* Extracted information
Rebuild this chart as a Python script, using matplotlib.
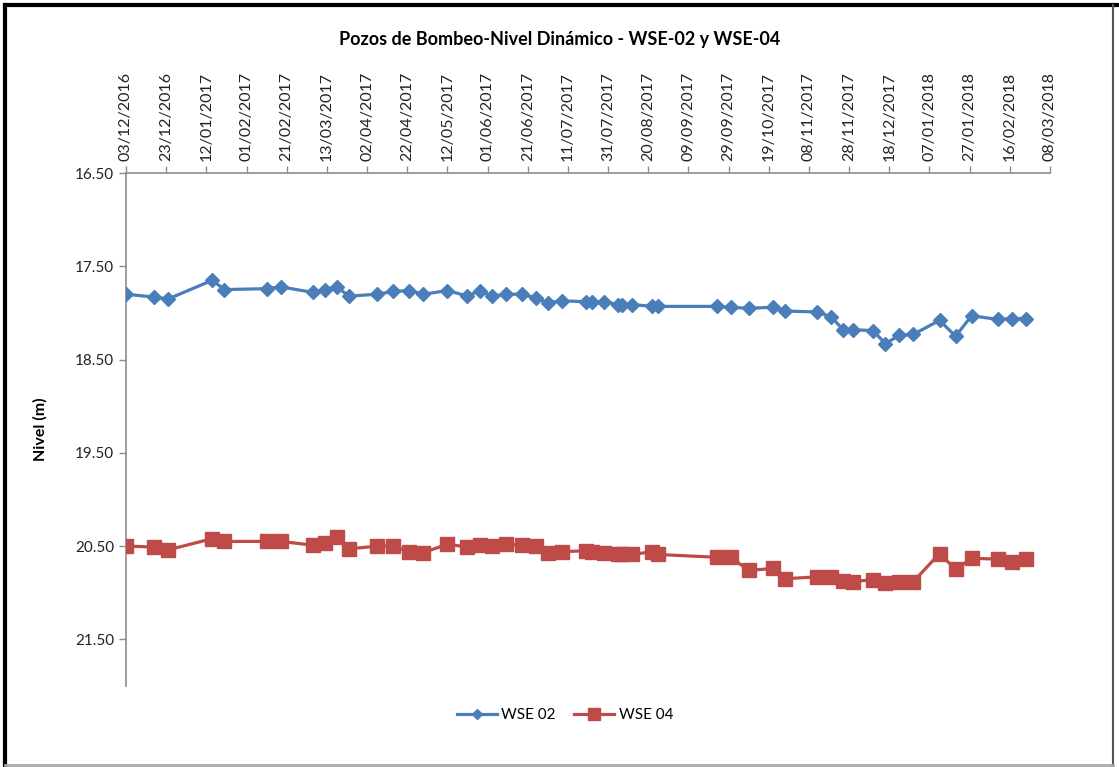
import numpy as np
import pandas as pd
import matplotlib
matplotlib.use("Agg")
import matplotlib.pyplot as plt
import matplotlib.dates as mdates
from matplotlib.lines import Line2D

plt.rcParams['font.family'] = ['Lato', 'DejaVu Sans']

# fechas de medición (mismas para ambos pozos)
fechas = pd.to_datetime([
    "2016-12-03", "2016-12-17", "2016-12-24", "2017-01-15", "2017-01-21",
    "2017-02-11", "2017-02-18", "2017-03-06", "2017-03-12", "2017-03-18",
    "2017-03-24", "2017-04-07", "2017-04-15", "2017-04-23", "2017-04-30",
    "2017-05-12", "2017-05-22", "2017-05-28", "2017-06-03", "2017-06-10",
    "2017-06-18", "2017-06-25", "2017-07-01", "2017-07-08", "2017-07-20",
    "2017-07-23", "2017-07-29", "2017-08-05", "2017-08-07", "2017-08-12",
    "2017-08-22", "2017-08-25", "2017-09-23", "2017-09-30", "2017-10-09",
    "2017-10-21", "2017-10-27", "2017-11-12", "2017-11-19", "2017-11-25",
    "2017-11-30", "2017-12-10", "2017-12-16", "2017-12-23", "2017-12-30",
    "2018-01-12", "2018-01-20", "2018-01-28", "2018-02-10", "2018-02-17",
    "2018-02-24",
])

wse02 = [17.80, 17.83, 17.85, 17.65, 17.75, 17.74, 17.72, 17.78, 17.75, 17.72,
         17.82, 17.80, 17.77, 17.76, 17.80, 17.76, 17.82, 17.76, 17.82, 17.80,
         17.80, 17.84, 17.89, 17.87, 17.88, 17.88, 17.88, 17.91, 17.91, 17.91,
         17.93, 17.93, 17.93, 17.94, 17.95, 17.94, 17.98, 17.99, 18.04, 18.18,
         18.18, 18.19, 18.33, 18.24, 18.23, 18.08, 18.25, 18.03, 18.07, 18.06,
         18.06]

wse04 = [20.50, 20.51, 20.54, 20.42, 20.45, 20.45, 20.45, 20.49, 20.47, 20.40,
         20.53, 20.50, 20.50, 20.56, 20.57, 20.48, 20.51, 20.49, 20.50, 20.48,
         20.49, 20.50, 20.57, 20.56, 20.55, 20.56, 20.57, 20.59, 20.59, 20.59,
         20.56, 20.59, 20.62, 20.62, 20.76, 20.74, 20.85, 20.83, 20.83, 20.87,
         20.88, 20.86, 20.90, 20.89, 20.88, 20.58, 20.75, 20.63, 20.64, 20.67,
         20.64]

y_ticks = [16.5, 17.5, 18.5, 19.5, 20.5, 21.5]
x_ticks = pd.date_range("2016-12-03", "2018-03-08", freq="20D")

azul = '#4A7EBB'
rojo = '#BE4B48'
gris = '#8C8C8C'

fig = plt.figure(figsize=(11.19, 7.67), dpi=100)
ax = fig.add_axes([126/1119, 1 - 686/767, 924/1119, 513/767])

ax.plot(fechas, wse02, color=azul, lw=2.3, marker='D', ms=7.5,
        markerfacecolor=azul, markeredgecolor=azul, label='WSE 02', zorder=3)
ax.plot(fechas, wse04, color=rojo, lw=2.3, marker='s', ms=10,
        markerfacecolor=rojo, markeredgecolor=rojo, label='WSE 04', zorder=3)

# eje Y invertido, eje de fechas arriba
ax.set_ylim(22.0, 16.5)
ax.set_yticks(y_ticks)
ax.set_yticklabels([f"{v:.2f}" for v in y_ticks], fontsize=11)
ax.set_xlim(x_ticks[0], x_ticks[-1])
ax.set_xticks(x_ticks)
ax.xaxis.set_major_formatter(mdates.DateFormatter('%d/%m/%Y'))
ax.xaxis.tick_top()
plt.setp(ax.get_xticklabels(), rotation=90, fontsize=11.5)

for s in ['right', 'bottom']:
    ax.spines[s].set_visible(False)
for s in ['top', 'left']:
    ax.spines[s].set_color(gris)
    ax.spines[s].set_linewidth(1.2)
ax.tick_params(axis='both', colors=gris, labelcolor='#222222', length=5, width=1)

ax.set_ylabel('Nivel (m)', fontsize=11.5, fontweight='bold', labelpad=20)

fig.text(0.5, 1 - 40/767, 'Pozos de Bombeo-Nivel Dinámico - WSE-02 y WSE-04',
         ha='center', va='center', fontsize=13, fontweight='bold')

handles = [
    Line2D([], [], color=azul, lw=2.3, marker='D', ms=5.5, label='WSE 02'),
    Line2D([], [], color=rojo, lw=2.3, marker='s', ms=8.5, label='WSE 04'),
]
fig.legend(handles=handles, loc='center', bbox_to_anchor=(0.505, 1 - 715/767),
           ncol=2, frameon=False, fontsize=11, handlelength=2.6,
           columnspacing=1.2, handletextpad=0.3)

# marco de la imagen
fig.add_artist(Line2D([5/1119, 5/1119], [0, 1 - 5/767], transform=fig.transFigure,
                      color='black', lw=3))
fig.add_artist(Line2D([5/1119, 1], [1 - 5/767, 1 - 5/767], transform=fig.transFigure,
                      color='black', lw=3))
fig.add_artist(Line2D([1113/1119, 1113/1119], [0, 1 - 5/767], transform=fig.transFigure,
                      color='#555555', lw=1.5))
fig.add_artist(Line2D([5/1119, 1113/1119], [2/767, 2/767], transform=fig.transFigure,
                      color='#aaaaaa', lw=2))

fig.savefig('out.png', dpi=100)
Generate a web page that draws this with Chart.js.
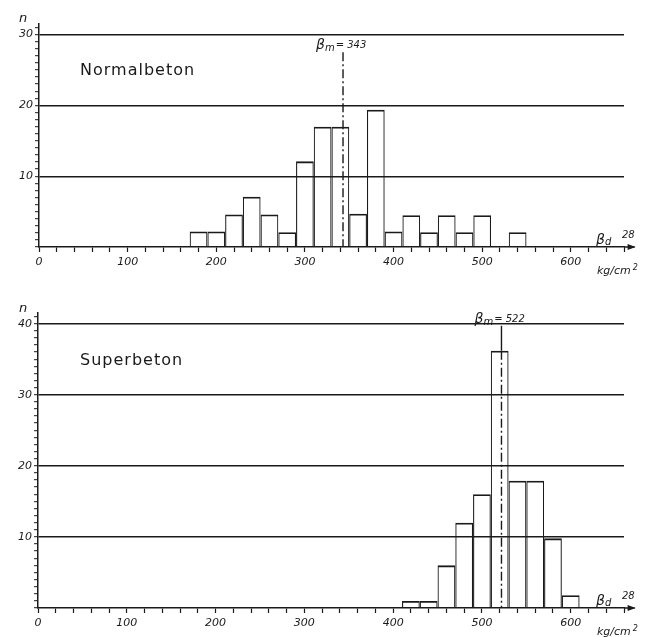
<!DOCTYPE html>
<html>
<head>
<meta charset="utf-8">
<script src="https://cdn.jsdelivr.net/npm/chart.js@4.4.1/dist/chart.umd.min.js"></script>
<style>
  body { margin: 0; background: #fff; }
  .panel { position: absolute; left: 0; width: 646px; }
</style>
</head>
<body>
<div class="panel" style="top:0;height:290px"><canvas id="normal"></canvas></div>
<div class="panel" style="top:290px;height:347px"><canvas id="super"></canvas></div>
<script>
// class centres (kg/cm2), width 20
const normalClasses = [180, 200, 220, 240, 260, 280, 300, 320, 340, 360, 380, 400, 420, 440, 460, 480, 500, 520, 540];
const normalCounts = [2.2, 2.2, 4.6, 7.1, 4.6, 2.1, 12.1, 17, 17, 4.7, 19.4, 2.2, 4.5, 2.1, 4.5, 2.1, 4.5, null, 2.1];
const normalMean = 343;

const superClasses = [420, 440, 460, 480, 500, 520, 540, 560, 580, 600];
const superCounts = [1, 1, 6, 12, 16, 36.2, 17.9, 17.9, 9.8, 1.8];
const superMean = 522;

const xTicksLabelled = [0, 100, 200, 300, 400, 500, 600];
const ink = "#1a1a1a";

function line(ctx, x1, y1, x2, y2) {
  ctx.beginPath();
  ctx.moveTo(x1, y1);
  ctx.lineTo(x2, y2);
  ctx.stroke();
}

// mean line, labels, arrow etc
const decor = {
  id: "decor",
  afterDatasetsDraw(chart, args, o) {
    const { ctx } = chart;
    const x = chart.scales.x, y = chart.scales.y;
    ctx.save();
    ctx.strokeStyle = ink;
    ctx.fillStyle = ink;

    // mean line
    const mx = x.getPixelForValue(o.mean);
    const yTop = y.getPixelForValue(o.meanTop);
    const y0 = y.getPixelForValue(0);
    let ySplit = yTop;
    ctx.lineWidth = 1.4;
    if (o.solidTo != null) {
      ySplit = y.getPixelForValue(o.solidTo);
      line(ctx, mx, yTop, mx, ySplit);
    }
    ctx.setLineDash([9, 3, 2, 3]);
    line(ctx, mx, ySplit, mx, y0);
    ctx.setLineDash([]);

    // beta_m = value
    let tx = mx - 27;
    const ty = yTop - 3;
    ctx.font = "italic 14px 'DejaVu Sans'";
    ctx.fillText("β", tx, ty);
    tx += ctx.measureText("β").width;
    ctx.font = "italic 10px 'DejaVu Sans'";
    ctx.fillText("m", tx, ty + 2);
    tx += ctx.measureText("m").width + 1;
    ctx.fillText("= " + o.mean, tx, ty - 1);

    // arrow on x axis
    const xr = x.getPixelForValue(672);
    ctx.lineWidth = 1.5;
    line(ctx, x.right, y0, xr, y0);
    ctx.beginPath();
    ctx.moveTo(xr + 1, y0);
    ctx.lineTo(xr - 7, y0 - 3);
    ctx.lineTo(xr - 7, y0 + 3);
    ctx.closePath();
    ctx.fill();

    // beta_d 28
    ctx.font = "italic 14px 'DejaVu Sans'";
    ctx.fillText("β", 596, y0 - 3);
    ctx.font = "italic 10px 'DejaVu Sans'";
    ctx.fillText("d", 605, y0 - 2);
    ctx.fillText("28", 622, y0 - 9);

    // unit
    ctx.font = "italic 11px 'DejaVu Sans'";
    ctx.fillText("kg/cm", 597, y0 + 27);
    const uw = ctx.measureText("kg/cm").width;
    ctx.font = "italic 8px 'DejaVu Sans'";
    ctx.fillText("2", 597 + uw + 2, y0 + 23);

    // n
    ctx.font = "italic 13px 'DejaVu Sans'";
    ctx.textAlign = "center";
    ctx.fillText("n", 23, 22);

    // panel name
    ctx.textAlign = "left";
    ctx.font = "16px 'DejaVu Sans'";
    ctx.letterSpacing = "1px";
    ctx.fillText(o.name, 80, 75);
    ctx.restore();
  }
};

function makeChart(id, classes, counts, opts) {
  return new Chart(document.getElementById(id), {
    type: "bar",
    data: {
      datasets: [{
        data: classes.map((c, i) => ({ x: c, y: counts[i] })),
        backgroundColor: "rgba(0,0,0,0)",
        borderColor: ink,
        borderWidth: { top: 1.8, left: 1.1, right: 1.1, bottom: 0 },
        borderSkipped: "bottom",
        inflateAmount: 0,
        barPercentage: 1,
        categoryPercentage: 1
      }]
    },
    options: {
      responsive: true,
      maintainAspectRatio: false,
      animation: false,
      layout: { padding: { top: opts.padTop, right: 22, left: 0, bottom: 0 } },
      plugins: {
        legend: { display: false },
        tooltip: { enabled: false },
        decor: opts.decor
      },
      scales: {
        x: {
          type: "linear",
          min: 0,
          max: 660,
          offset: false,
          afterFit: (s) => { s.height = opts.xHeight; },
          border: { color: ink, width: 1.5 },
          grid: { display: true, drawOnChartArea: false, offset: false, tickColor: ink, tickLength: 5, tickWidth: 1.2 },
          ticks: {
            stepSize: 20,
            autoSkip: false,
            maxRotation: 0,
            padding: 4,
            color: ink,
            font: { family: "DejaVu Sans", size: 11, style: "italic" },
            callback: (v) => xTicksLabelled.includes(v) ? String(v) : ""
          }
        },
        y: {
          min: 0,
          max: opts.yMax,
          afterFit: (s) => { s.width = opts.left; },
          border: { color: ink, width: 1.5 },
          grid: {
            color: (c) => c.tick && c.tick.value % 10 === 0 && c.tick.value > 0 ? ink : "rgba(0,0,0,0)",
            lineWidth: 1.4,
            tickColor: ink,
            tickLength: 4,
            tickWidth: 1
          },
          ticks: {
            stepSize: 1,
            includeBounds: false,
            autoSkip: false,
            padding: 2,
            color: ink,
            font: { family: "DejaVu Sans", size: 11, style: "italic" },
            callback: (v) => v % 10 === 0 && v > 0 ? String(v) : ""
          }
        }
      }
    },
    plugins: [decor]
  });
}

makeChart("normal", normalClasses, normalCounts, {
  padTop: 24, xHeight: 43, yMax: 31.5, left: 39,
  decor: { mean: normalMean, meanTop: 27.5, name: "Normalbeton" }
});

makeChart("super", superClasses, superCounts, {
  padTop: 23, xHeight: 29, yMax: 41.5, left: 38,
  decor: { mean: superMean, meanTop: 39.7, solidTo: superCounts[superClasses.indexOf(520)], name: "Superbeton" }
});
</script>
</body>
</html>
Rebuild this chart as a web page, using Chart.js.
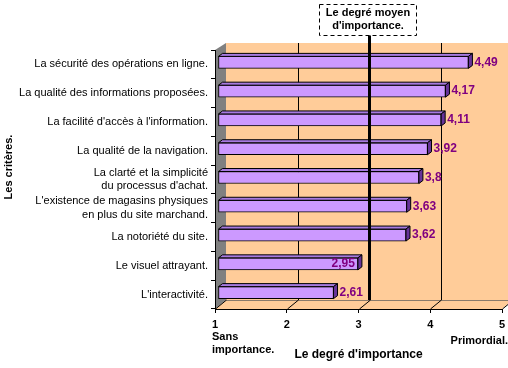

* Exercise
Return every line from the records above that holds the word "matplotlib".

* Solution for this exercise
Rebuild this chart as a Python script, using matplotlib.
import matplotlib
matplotlib.use("Agg")
import matplotlib.pyplot as plt
import matplotlib.dates as mdates
from matplotlib.lines import Line2D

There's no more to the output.